THE EXERCISE>
Copy each line below exactly and leave the pictures out.

MATERIAL PROVIDED>
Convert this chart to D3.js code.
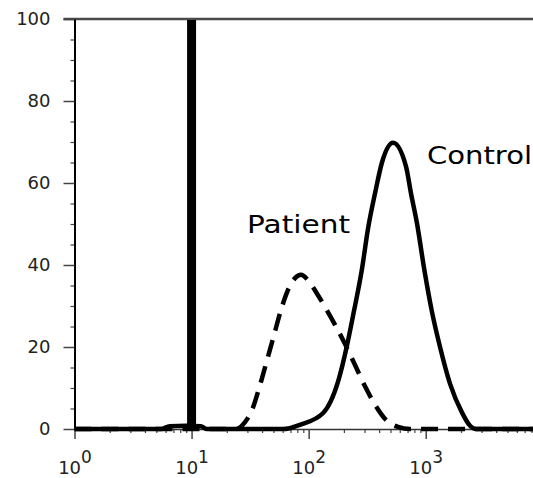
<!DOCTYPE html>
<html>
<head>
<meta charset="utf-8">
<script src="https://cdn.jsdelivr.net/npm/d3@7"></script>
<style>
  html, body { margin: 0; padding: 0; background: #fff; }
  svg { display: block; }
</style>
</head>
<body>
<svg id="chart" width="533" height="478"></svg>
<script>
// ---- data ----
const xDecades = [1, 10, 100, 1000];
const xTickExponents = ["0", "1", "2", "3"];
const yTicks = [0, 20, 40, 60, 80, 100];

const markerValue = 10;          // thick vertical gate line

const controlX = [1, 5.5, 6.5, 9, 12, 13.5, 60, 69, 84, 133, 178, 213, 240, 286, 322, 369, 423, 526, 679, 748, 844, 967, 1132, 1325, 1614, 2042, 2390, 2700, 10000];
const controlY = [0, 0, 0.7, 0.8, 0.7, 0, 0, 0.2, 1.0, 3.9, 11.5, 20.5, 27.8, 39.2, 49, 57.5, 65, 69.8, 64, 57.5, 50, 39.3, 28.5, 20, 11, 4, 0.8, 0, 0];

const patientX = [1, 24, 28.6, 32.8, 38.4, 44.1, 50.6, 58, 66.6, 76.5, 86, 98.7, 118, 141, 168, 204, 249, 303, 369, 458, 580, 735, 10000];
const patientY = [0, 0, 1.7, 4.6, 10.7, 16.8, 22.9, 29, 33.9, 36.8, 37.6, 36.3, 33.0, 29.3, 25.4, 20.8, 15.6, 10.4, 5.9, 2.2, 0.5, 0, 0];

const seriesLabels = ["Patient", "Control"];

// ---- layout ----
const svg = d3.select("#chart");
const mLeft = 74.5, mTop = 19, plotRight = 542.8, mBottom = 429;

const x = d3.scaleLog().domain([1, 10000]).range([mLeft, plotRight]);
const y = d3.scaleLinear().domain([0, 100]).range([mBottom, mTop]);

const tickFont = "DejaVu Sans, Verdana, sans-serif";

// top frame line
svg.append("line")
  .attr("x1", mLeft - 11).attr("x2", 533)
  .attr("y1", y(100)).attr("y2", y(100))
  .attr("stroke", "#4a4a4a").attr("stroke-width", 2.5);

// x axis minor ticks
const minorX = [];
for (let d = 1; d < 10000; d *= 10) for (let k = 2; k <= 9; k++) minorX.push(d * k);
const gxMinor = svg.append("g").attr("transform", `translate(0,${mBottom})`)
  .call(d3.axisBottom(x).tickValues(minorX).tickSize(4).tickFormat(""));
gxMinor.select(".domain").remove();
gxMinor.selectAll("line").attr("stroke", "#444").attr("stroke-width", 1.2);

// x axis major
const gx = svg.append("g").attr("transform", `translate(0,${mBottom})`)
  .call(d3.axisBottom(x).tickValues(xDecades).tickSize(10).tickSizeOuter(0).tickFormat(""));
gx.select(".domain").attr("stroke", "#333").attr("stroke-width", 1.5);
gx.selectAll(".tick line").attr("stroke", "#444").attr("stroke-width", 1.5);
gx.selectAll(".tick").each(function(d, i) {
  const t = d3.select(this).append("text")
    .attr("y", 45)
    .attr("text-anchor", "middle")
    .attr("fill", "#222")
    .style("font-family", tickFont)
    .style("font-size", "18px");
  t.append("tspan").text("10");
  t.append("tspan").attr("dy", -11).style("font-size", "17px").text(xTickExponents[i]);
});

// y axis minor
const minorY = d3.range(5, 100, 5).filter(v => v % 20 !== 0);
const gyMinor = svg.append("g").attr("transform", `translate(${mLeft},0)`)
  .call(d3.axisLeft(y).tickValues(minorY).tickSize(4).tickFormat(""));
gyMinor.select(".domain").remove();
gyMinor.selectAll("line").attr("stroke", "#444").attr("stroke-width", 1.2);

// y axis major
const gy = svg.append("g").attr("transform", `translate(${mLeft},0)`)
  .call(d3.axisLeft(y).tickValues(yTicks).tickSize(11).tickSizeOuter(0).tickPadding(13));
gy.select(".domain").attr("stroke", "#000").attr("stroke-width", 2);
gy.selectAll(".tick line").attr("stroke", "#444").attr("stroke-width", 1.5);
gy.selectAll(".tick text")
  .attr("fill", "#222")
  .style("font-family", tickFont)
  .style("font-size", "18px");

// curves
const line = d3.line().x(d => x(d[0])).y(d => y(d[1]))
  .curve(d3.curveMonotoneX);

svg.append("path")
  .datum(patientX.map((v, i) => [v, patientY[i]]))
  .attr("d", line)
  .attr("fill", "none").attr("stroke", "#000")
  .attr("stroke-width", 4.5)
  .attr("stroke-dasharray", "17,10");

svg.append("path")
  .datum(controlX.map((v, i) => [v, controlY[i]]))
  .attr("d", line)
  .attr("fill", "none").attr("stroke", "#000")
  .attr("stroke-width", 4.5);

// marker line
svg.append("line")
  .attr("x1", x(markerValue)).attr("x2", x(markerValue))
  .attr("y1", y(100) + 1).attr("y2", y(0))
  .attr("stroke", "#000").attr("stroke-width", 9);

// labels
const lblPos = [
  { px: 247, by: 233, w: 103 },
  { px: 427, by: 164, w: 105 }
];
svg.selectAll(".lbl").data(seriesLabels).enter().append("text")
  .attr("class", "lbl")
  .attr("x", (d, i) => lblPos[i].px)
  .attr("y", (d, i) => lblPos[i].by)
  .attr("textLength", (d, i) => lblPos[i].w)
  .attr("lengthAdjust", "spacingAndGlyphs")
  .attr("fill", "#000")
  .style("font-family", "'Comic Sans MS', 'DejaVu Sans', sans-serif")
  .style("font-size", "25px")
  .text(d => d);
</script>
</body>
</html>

FULL SOLUTION>
Convert this chart to D3.js code.
<!DOCTYPE html>
<html>
<head>
<meta charset="utf-8">
<script src="https://cdn.jsdelivr.net/npm/d3@7"></script>
<style>
  html, body { margin: 0; padding: 0; background: #fff; }
  svg { display: block; }
</style>
</head>
<body>
<svg id="chart" width="533" height="478"></svg>
<script>
// ---- data ----
const xDecades = [1, 10, 100, 1000];
const xTickExponents = ["0", "1", "2", "3"];
const yTicks = [0, 20, 40, 60, 80, 100];

const markerValue = 10;          // thick vertical gate line

const controlX = [1, 5.5, 6.5, 9, 12, 13.5, 60, 69, 84, 133, 178, 213, 240, 286, 322, 369, 423, 526, 679, 748, 844, 967, 1132, 1325, 1614, 2042, 2390, 2700, 10000];
const controlY = [0, 0, 0.7, 0.8, 0.7, 0, 0, 0.2, 1.0, 3.9, 11.5, 20.5, 27.8, 39.2, 49, 57.5, 65, 69.8, 64, 57.5, 50, 39.3, 28.5, 20, 11, 4, 0.8, 0, 0];

const patientX = [1, 24, 28.6, 32.8, 38.4, 44.1, 50.6, 58, 66.6, 76.5, 86, 98.7, 118, 141, 168, 204, 249, 303, 369, 458, 580, 735, 10000];
const patientY = [0, 0, 1.7, 4.6, 10.7, 16.8, 22.9, 29, 33.9, 36.8, 37.6, 36.3, 33.0, 29.3, 25.4, 20.8, 15.6, 10.4, 5.9, 2.2, 0.5, 0, 0];

const seriesLabels = ["Patient", "Control"];

// ---- layout ----
const svg = d3.select("#chart");
const mLeft = 74.5, mTop = 19, plotRight = 542.8, mBottom = 429;

const x = d3.scaleLog().domain([1, 10000]).range([mLeft, plotRight]);
const y = d3.scaleLinear().domain([0, 100]).range([mBottom, mTop]);

const tickFont = "DejaVu Sans, Verdana, sans-serif";

// top frame line
svg.append("line")
  .attr("x1", mLeft - 11).attr("x2", 533)
  .attr("y1", y(100)).attr("y2", y(100))
  .attr("stroke", "#4a4a4a").attr("stroke-width", 2.5);

// x axis minor ticks
const minorX = [];
for (let d = 1; d < 10000; d *= 10) for (let k = 2; k <= 9; k++) minorX.push(d * k);
const gxMinor = svg.append("g").attr("transform", `translate(0,${mBottom})`)
  .call(d3.axisBottom(x).tickValues(minorX).tickSize(4).tickFormat(""));
gxMinor.select(".domain").remove();
gxMinor.selectAll("line").attr("stroke", "#444").attr("stroke-width", 1.2);

// x axis major
const gx = svg.append("g").attr("transform", `translate(0,${mBottom})`)
  .call(d3.axisBottom(x).tickValues(xDecades).tickSize(10).tickSizeOuter(0).tickFormat(""));
gx.select(".domain").attr("stroke", "#333").attr("stroke-width", 1.5);
gx.selectAll(".tick line").attr("stroke", "#444").attr("stroke-width", 1.5);
gx.selectAll(".tick").each(function(d, i) {
  const t = d3.select(this).append("text")
    .attr("y", 45)
    .attr("text-anchor", "middle")
    .attr("fill", "#222")
    .style("font-family", tickFont)
    .style("font-size", "18px");
  t.append("tspan").text("10");
  t.append("tspan").attr("dy", -11).style("font-size", "17px").text(xTickExponents[i]);
});

// y axis minor
const minorY = d3.range(5, 100, 5).filter(v => v % 20 !== 0);
const gyMinor = svg.append("g").attr("transform", `translate(${mLeft},0)`)
  .call(d3.axisLeft(y).tickValues(minorY).tickSize(4).tickFormat(""));
gyMinor.select(".domain").remove();
gyMinor.selectAll("line").attr("stroke", "#444").attr("stroke-width", 1.2);

// y axis major
const gy = svg.append("g").attr("transform", `translate(${mLeft},0)`)
  .call(d3.axisLeft(y).tickValues(yTicks).tickSize(11).tickSizeOuter(0).tickPadding(13));
gy.select(".domain").attr("stroke", "#000").attr("stroke-width", 2);
gy.selectAll(".tick line").attr("stroke", "#444").attr("stroke-width", 1.5);
gy.selectAll(".tick text")
  .attr("fill", "#222")
  .style("font-family", tickFont)
  .style("font-size", "18px");

// curves
const line = d3.line().x(d => x(d[0])).y(d => y(d[1]))
  .curve(d3.curveMonotoneX);

svg.append("path")
  .datum(patientX.map((v, i) => [v, patientY[i]]))
  .attr("d", line)
  .attr("fill", "none").attr("stroke", "#000")
  .attr("stroke-width", 4.5)
  .attr("stroke-dasharray", "17,10");

svg.append("path")
  .datum(controlX.map((v, i) => [v, controlY[i]]))
  .attr("d", line)
  .attr("fill", "none").attr("stroke", "#000")
  .attr("stroke-width", 4.5);

// marker line
svg.append("line")
  .attr("x1", x(markerValue)).attr("x2", x(markerValue))
  .attr("y1", y(100) + 1).attr("y2", y(0))
  .attr("stroke", "#000").attr("stroke-width", 9);

// labels
const lblPos = [
  { px: 247, by: 233, w: 103 },
  { px: 427, by: 164, w: 105 }
];
svg.selectAll(".lbl").data(seriesLabels).enter().append("text")
  .attr("class", "lbl")
  .attr("x", (d, i) => lblPos[i].px)
  .attr("y", (d, i) => lblPos[i].by)
  .attr("textLength", (d, i) => lblPos[i].w)
  .attr("lengthAdjust", "spacingAndGlyphs")
  .attr("fill", "#000")
  .style("font-family", "'Comic Sans MS', 'DejaVu Sans', sans-serif")
  .style("font-size", "25px")
  .text(d => d);
</script>
</body>
</html>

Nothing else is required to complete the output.